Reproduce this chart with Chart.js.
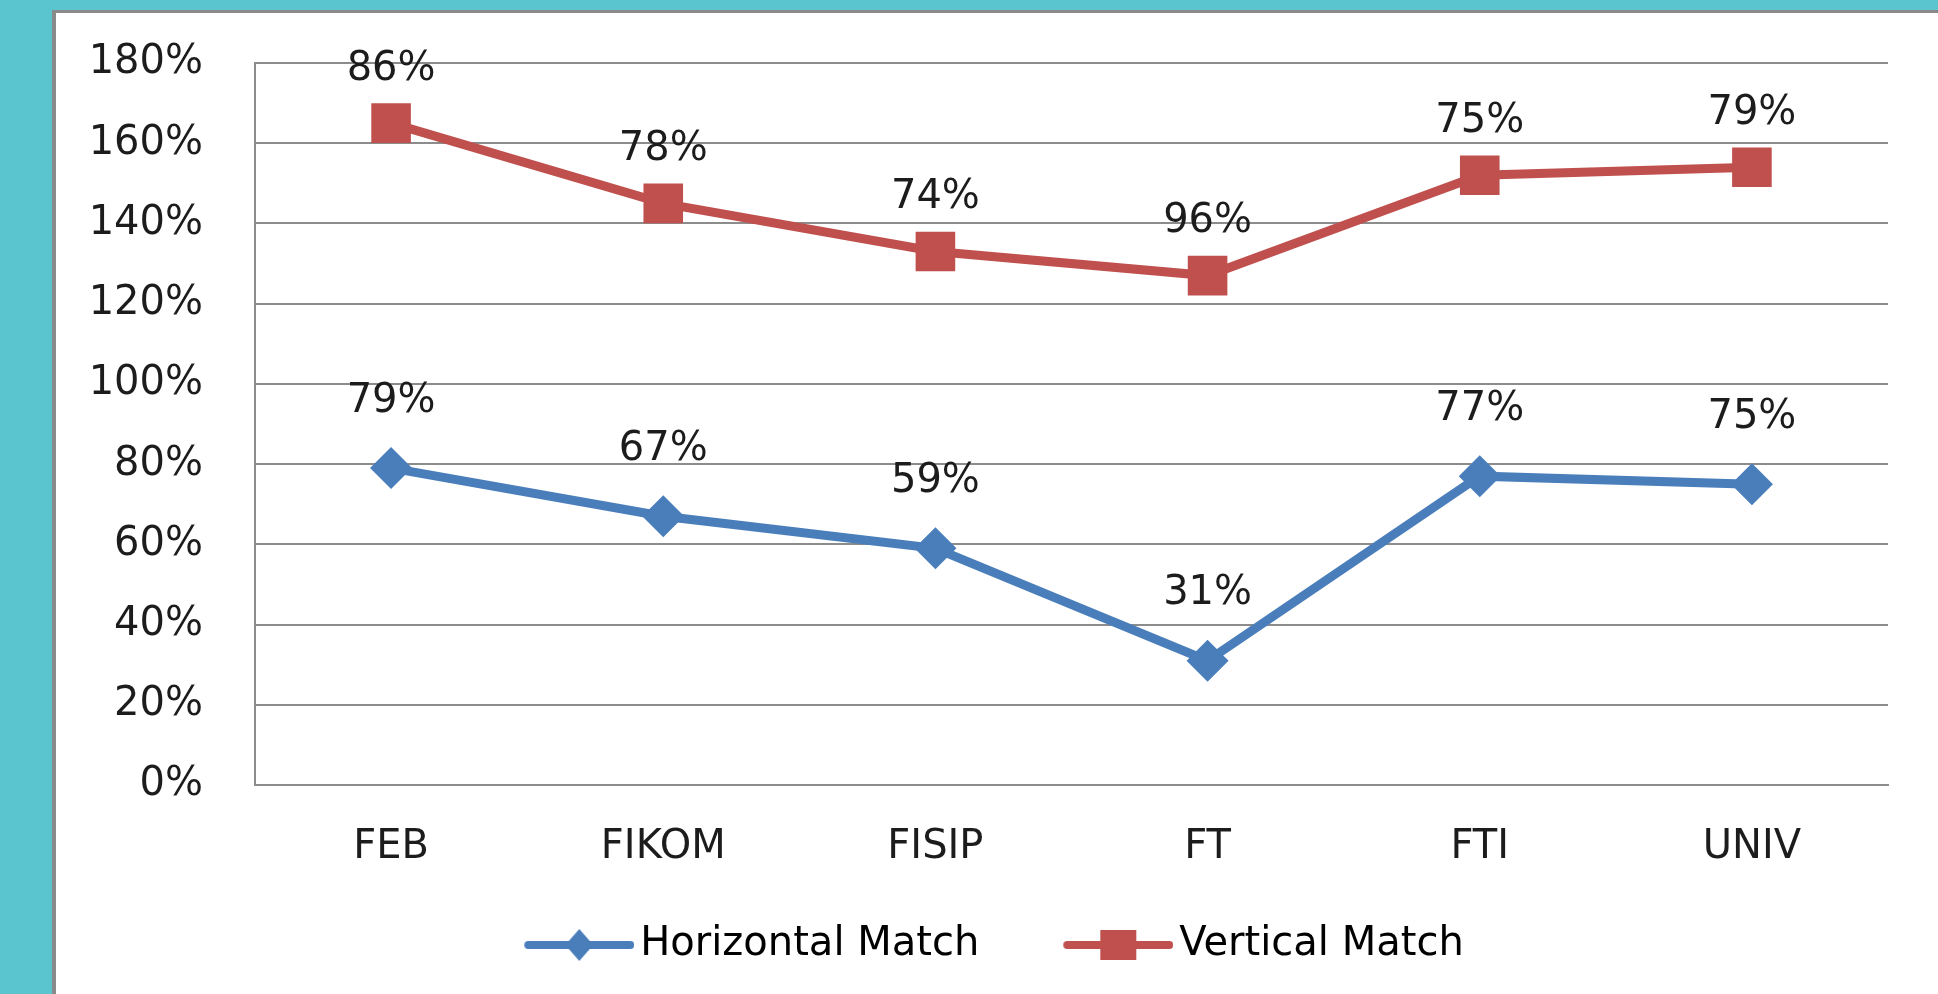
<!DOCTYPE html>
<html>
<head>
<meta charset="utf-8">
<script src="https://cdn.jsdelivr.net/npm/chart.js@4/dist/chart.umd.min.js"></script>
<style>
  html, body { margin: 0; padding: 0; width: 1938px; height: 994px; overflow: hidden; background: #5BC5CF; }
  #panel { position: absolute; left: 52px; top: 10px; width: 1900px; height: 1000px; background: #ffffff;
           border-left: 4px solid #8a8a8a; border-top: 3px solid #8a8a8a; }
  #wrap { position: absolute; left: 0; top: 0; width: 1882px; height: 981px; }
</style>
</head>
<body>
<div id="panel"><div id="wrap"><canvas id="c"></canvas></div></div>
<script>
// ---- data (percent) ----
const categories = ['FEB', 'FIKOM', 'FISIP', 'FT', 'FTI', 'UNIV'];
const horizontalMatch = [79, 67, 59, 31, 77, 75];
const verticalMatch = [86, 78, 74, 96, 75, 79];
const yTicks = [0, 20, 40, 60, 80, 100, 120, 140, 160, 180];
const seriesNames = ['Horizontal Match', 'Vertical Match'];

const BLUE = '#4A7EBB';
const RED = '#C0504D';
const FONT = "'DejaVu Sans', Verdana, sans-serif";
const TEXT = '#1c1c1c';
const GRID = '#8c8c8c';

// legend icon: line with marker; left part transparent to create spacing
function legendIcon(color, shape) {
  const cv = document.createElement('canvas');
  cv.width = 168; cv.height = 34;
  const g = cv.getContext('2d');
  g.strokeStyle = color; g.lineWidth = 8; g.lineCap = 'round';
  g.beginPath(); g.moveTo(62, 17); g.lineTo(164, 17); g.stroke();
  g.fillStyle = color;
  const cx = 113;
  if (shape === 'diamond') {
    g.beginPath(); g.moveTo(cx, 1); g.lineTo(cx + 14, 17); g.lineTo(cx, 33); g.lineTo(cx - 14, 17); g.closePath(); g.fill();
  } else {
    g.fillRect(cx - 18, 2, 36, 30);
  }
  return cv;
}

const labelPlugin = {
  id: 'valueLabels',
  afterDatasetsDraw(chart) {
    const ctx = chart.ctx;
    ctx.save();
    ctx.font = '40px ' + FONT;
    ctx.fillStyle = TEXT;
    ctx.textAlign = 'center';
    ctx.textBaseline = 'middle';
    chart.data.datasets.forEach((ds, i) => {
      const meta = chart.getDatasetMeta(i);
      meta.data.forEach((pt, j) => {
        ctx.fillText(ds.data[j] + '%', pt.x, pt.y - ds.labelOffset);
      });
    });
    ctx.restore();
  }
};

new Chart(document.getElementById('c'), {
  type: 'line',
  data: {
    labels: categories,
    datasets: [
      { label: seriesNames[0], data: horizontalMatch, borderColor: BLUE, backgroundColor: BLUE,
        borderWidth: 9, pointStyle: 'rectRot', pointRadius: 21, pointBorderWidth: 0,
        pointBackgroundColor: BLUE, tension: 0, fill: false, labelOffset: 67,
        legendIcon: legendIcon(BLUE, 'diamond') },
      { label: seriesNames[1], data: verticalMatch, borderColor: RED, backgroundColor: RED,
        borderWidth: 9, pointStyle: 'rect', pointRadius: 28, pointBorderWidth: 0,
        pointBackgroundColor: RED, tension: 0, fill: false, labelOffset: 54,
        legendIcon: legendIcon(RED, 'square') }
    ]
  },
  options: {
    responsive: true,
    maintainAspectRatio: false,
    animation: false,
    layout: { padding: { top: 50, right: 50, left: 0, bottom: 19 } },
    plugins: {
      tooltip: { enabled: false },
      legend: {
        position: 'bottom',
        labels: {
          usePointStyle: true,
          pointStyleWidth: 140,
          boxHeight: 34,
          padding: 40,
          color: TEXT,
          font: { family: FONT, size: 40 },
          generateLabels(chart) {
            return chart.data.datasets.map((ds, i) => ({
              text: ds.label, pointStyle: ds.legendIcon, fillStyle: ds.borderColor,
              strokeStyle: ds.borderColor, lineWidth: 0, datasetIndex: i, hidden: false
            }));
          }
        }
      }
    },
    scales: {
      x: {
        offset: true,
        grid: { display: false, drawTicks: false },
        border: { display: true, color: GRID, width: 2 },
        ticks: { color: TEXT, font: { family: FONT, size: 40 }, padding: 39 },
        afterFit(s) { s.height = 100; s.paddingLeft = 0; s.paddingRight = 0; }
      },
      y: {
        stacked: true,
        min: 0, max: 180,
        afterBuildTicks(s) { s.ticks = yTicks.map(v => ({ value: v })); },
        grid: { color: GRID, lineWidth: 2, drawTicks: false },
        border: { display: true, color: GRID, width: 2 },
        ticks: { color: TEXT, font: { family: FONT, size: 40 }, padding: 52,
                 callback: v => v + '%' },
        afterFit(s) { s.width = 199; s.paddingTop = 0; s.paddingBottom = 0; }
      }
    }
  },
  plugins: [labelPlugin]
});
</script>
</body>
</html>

════

*WHAT THE TASK REQUIRES*
Leave out any pictures, please, and quote only the lines from the top of the data through the line that contains "const seriesNames = ['Horizontal".

*ANSWER BELOW*
Reproduce this chart with Chart.js.
<!DOCTYPE html>
<html>
<head>
<meta charset="utf-8">
<script src="https://cdn.jsdelivr.net/npm/chart.js@4/dist/chart.umd.min.js"></script>
<style>
  html, body { margin: 0; padding: 0; width: 1938px; height: 994px; overflow: hidden; background: #5BC5CF; }
  #panel { position: absolute; left: 52px; top: 10px; width: 1900px; height: 1000px; background: #ffffff;
           border-left: 4px solid #8a8a8a; border-top: 3px solid #8a8a8a; }
  #wrap { position: absolute; left: 0; top: 0; width: 1882px; height: 981px; }
</style>
</head>
<body>
<div id="panel"><div id="wrap"><canvas id="c"></canvas></div></div>
<script>
// ---- data (percent) ----
const categories = ['FEB', 'FIKOM', 'FISIP', 'FT', 'FTI', 'UNIV'];
const horizontalMatch = [79, 67, 59, 31, 77, 75];
const verticalMatch = [86, 78, 74, 96, 75, 79];
const yTicks = [0, 20, 40, 60, 80, 100, 120, 140, 160, 180];
const seriesNames = ['Horizontal Match', 'Vertical Match'];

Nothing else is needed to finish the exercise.